O acerto de Scorsese é contar uma história sem preocupação com tempo. O foco é fazer com que o espectador entenda e sinta como se formou esse elo de confiança entre os dois personagens com Frank Sheeran. Óbvio, isso leva tempo de projeção, mas é feito magnificamente. Temos duas pessoas completamente diferentes e que passam desejos e vontades específicas a Sheeran. Este administra tudo muito bem com sua personalidade solícita. Mas quando o trabalho interfere na amizade, ou o contrário, isso tende a ter um efeito como uma avalanche, um terremoto. E quando ocorre, o espectador vai ao chão, tamanho é o impacto na história. Reflexo do poder de construção da narrativa e montagem da obra.
Al Pacino faz aqui o contraponto ao personagem de De Niro
O Irlandês foge do estereótipo glamouroso dos mafiosos visto em outros filmes de Scorsese. Da mesma forma, não utiliza trilha e nem cortes para acelerar o ritmo. É um filme sóbrio, seco. Ver alguém morrendo é escutar em cheio o estampido da arma. A morte é um elemento, não um momento performático. Por isso, a obra é centrada nos diálogos constantes e no relacionamento humano. O pão e o vinho são os símbolos de uma era. O começo, o meio e o fim. E no fim, todo homem carrega nas costas sua história e seus dilemas. E o Diretor, corajoso, retrata tal momento sem ser piegas e cair em chavões. Um homem que vive errante não buscará uma redenção. Ele conviverá e sofrerá com ela e da forma que a idade avançada permite.

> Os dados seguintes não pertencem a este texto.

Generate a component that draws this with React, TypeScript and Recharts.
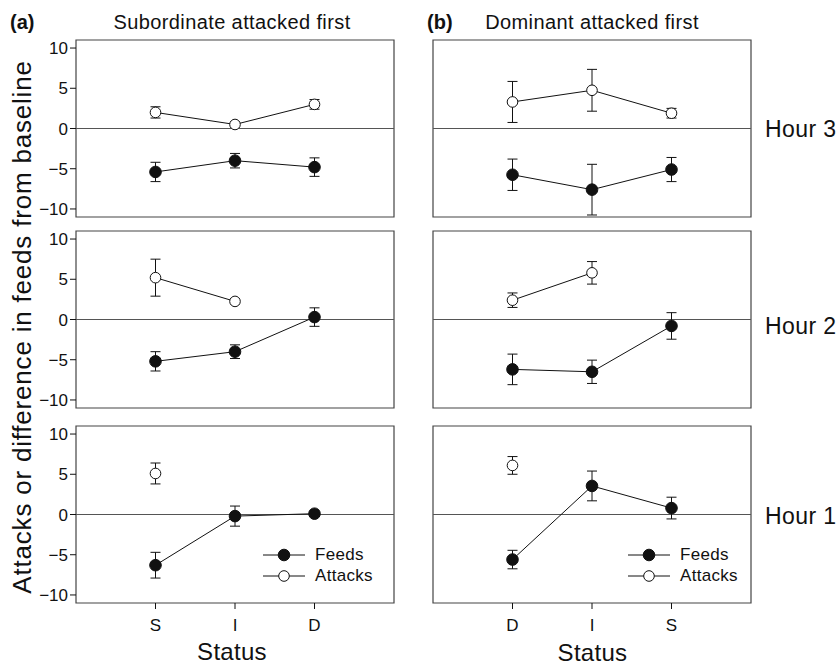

A polêmica tecnologia de rejuvenescimento utilizada pelo Diretor pode gerar algum debate relacionado à qualidade e perda de expressão facial. Mas ela é funcional, assim como, a caracterização dos personagens em idade avançada. Logo, é uma ferramenta que mais acrescenta à trama do que prejudica. Lembrando, não é um elemento chave, apenas uma causa de estranhamento. Há um fato histórico adicionado surpreendente à trama, relevante ao personagem de Jimmy Hoffa, e que adentra à podridão política da família Kennedy assim como as motivações obscuras de invadir Cuba e tirar o “tal de Castro de lá”.
O Irlandês foi pensado e montado visando seu final. É denso e humano. Enseja um misto de sentimentos conflitantes no espectador. Abala certezas e crenças, questiona o homem e suas escolhas e espanta pela cruel realidade da solidão e do esquecimento. O simbolismo de um anel ou de uma porta entreaberta são meras interpretações frente à certeza de Scorsese. Esse não precisa provar mais nada, está na galeria dos maiores.